Interagency experience, both within the Department of Defense and other U.S. government and other entities, must become statutorily valued in the same way that joint experience is. Senior leaders, be they ambassadors, undersecretaries, or flag officers must come to the table with the network, experience, and tools to build unity of effort across the U.S. government. While many senior personnel already have these skills, formalizing this requirement will encourage more junior officers and officials to seek out and engage with interagency partners earlier in their careers. Organizations will also be pressed to find opportunities and resources to provide the most promising talent as they prepare them for future service. Congressional requirements, and resources, for this endeavor will be vital.

Alongside experience, a form of the joint professional military education model should be propagated across the national security enterprise. While all joint professional military education institutions have requirements for a varying number of interagency attendees, the institutions are still largely owned by the military. Beyond the mission of educating middle- to senior-grade officials, these institutions, and their envisioned interagency counterparts, should also be charged with researching innovative ways to apply their particular instrument of power to national security problems. Expansion of this culture of life-long learning, and placing the resourcing and funding behind it, will provide the foundation for creating integration, much as the original Goldwater-Nichols reforms in professional military education laid the groundwork for jointness.

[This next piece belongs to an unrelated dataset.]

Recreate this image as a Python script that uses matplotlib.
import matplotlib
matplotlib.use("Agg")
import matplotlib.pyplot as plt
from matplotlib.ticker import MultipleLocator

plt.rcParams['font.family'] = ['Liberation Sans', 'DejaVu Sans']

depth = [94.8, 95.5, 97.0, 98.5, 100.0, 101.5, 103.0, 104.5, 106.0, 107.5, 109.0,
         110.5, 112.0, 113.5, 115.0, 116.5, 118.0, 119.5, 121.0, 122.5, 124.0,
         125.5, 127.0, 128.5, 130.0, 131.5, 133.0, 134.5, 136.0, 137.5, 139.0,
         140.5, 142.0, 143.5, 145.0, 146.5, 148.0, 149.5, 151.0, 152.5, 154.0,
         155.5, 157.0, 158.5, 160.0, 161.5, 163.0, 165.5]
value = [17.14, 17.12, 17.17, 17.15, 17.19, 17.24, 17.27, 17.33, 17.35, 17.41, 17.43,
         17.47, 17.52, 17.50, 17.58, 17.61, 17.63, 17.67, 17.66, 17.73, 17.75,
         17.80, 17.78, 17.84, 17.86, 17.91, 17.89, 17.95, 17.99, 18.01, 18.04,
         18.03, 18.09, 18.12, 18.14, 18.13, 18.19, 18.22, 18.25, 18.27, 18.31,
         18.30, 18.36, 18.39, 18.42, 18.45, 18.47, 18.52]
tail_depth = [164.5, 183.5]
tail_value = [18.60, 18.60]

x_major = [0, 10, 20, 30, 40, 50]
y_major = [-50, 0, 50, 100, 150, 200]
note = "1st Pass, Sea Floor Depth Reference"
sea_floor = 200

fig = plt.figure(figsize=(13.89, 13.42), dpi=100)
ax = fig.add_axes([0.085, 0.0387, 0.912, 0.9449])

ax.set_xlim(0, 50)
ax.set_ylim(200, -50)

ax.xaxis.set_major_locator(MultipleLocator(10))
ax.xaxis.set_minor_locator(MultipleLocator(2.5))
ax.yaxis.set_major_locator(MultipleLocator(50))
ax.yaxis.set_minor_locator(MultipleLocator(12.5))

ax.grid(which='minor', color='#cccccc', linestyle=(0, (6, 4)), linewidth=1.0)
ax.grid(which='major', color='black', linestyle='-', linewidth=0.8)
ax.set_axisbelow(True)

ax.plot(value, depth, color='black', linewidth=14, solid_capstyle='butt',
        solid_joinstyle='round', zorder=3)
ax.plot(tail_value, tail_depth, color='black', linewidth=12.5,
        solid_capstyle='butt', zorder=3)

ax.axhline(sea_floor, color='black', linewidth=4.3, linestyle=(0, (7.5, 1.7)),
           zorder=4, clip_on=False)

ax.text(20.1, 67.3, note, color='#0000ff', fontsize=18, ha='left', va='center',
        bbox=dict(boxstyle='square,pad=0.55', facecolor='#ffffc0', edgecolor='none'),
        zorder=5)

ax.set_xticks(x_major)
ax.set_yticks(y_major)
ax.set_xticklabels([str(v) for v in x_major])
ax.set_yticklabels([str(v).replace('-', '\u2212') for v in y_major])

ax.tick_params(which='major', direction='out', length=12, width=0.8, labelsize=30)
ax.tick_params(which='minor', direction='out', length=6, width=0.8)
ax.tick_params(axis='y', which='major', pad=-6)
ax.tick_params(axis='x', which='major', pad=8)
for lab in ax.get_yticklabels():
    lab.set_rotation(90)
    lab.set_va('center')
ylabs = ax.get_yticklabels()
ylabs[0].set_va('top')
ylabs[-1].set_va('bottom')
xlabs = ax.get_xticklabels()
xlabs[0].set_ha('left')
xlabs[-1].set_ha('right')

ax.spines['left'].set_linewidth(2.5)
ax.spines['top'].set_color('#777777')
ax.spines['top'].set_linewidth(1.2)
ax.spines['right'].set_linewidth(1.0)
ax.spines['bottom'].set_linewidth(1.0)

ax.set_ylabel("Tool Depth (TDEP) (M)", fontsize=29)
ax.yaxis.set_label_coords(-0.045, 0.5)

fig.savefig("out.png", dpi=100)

Finally, any legislative reform must recognize that building budgets for deterrence does not yield the funds or systems needed for campaigning. Campaigning needs a separate appropriation, coordinating the wide variety of funding streams currently in use. Counter-narcotics trafficking funding, foreign military sales and financing, and development aid are all examples of the panoply of funding streams that weave together when campaigning. Yet, while these funding streams are often used towards the same strategic ends, their appropriation sponsors are disparate. Further, the sponsoring departments often see these funds as secondary to their primary missions of diplomacy, defense, or law enforcement. Creating a single umbrella appropriation and, more importantly, bringing these streams together under the oversight of a single appropriations sub-committee could vastly improve coordination and orchestration.

When General Dempsey pondered what comes after jointness, he was trying to see over the horizon towards our next era of struggle. That era has come. From the levée en masse to mechanized warfare and the advent of the networked world, social and technological revolutions have underpinned the great conflicts of the past. Another such inflection point looms. Gray-zone warfare, the blurring line between war and peace, and the boundary-erasing zeitgeist of social media all point to a rapidly changing security environment. The joint force must not wait to be dragged into the future, but rather act as the vanguard of change. Recognizing the paradox that increased deterrence can result in decreased security will be key. The U.S. cannot survive without the underlying doctrine and forces that ensure deterrence. But, in an era of persistent, unrestricted competition, deterrence will not be enough. Victory in the next era of competition will not come to the side with the most imposing forces, but to the nation best able to gather partners and allies motivated not by the shared threat of a common adversary, but on the alignment of mutual interest.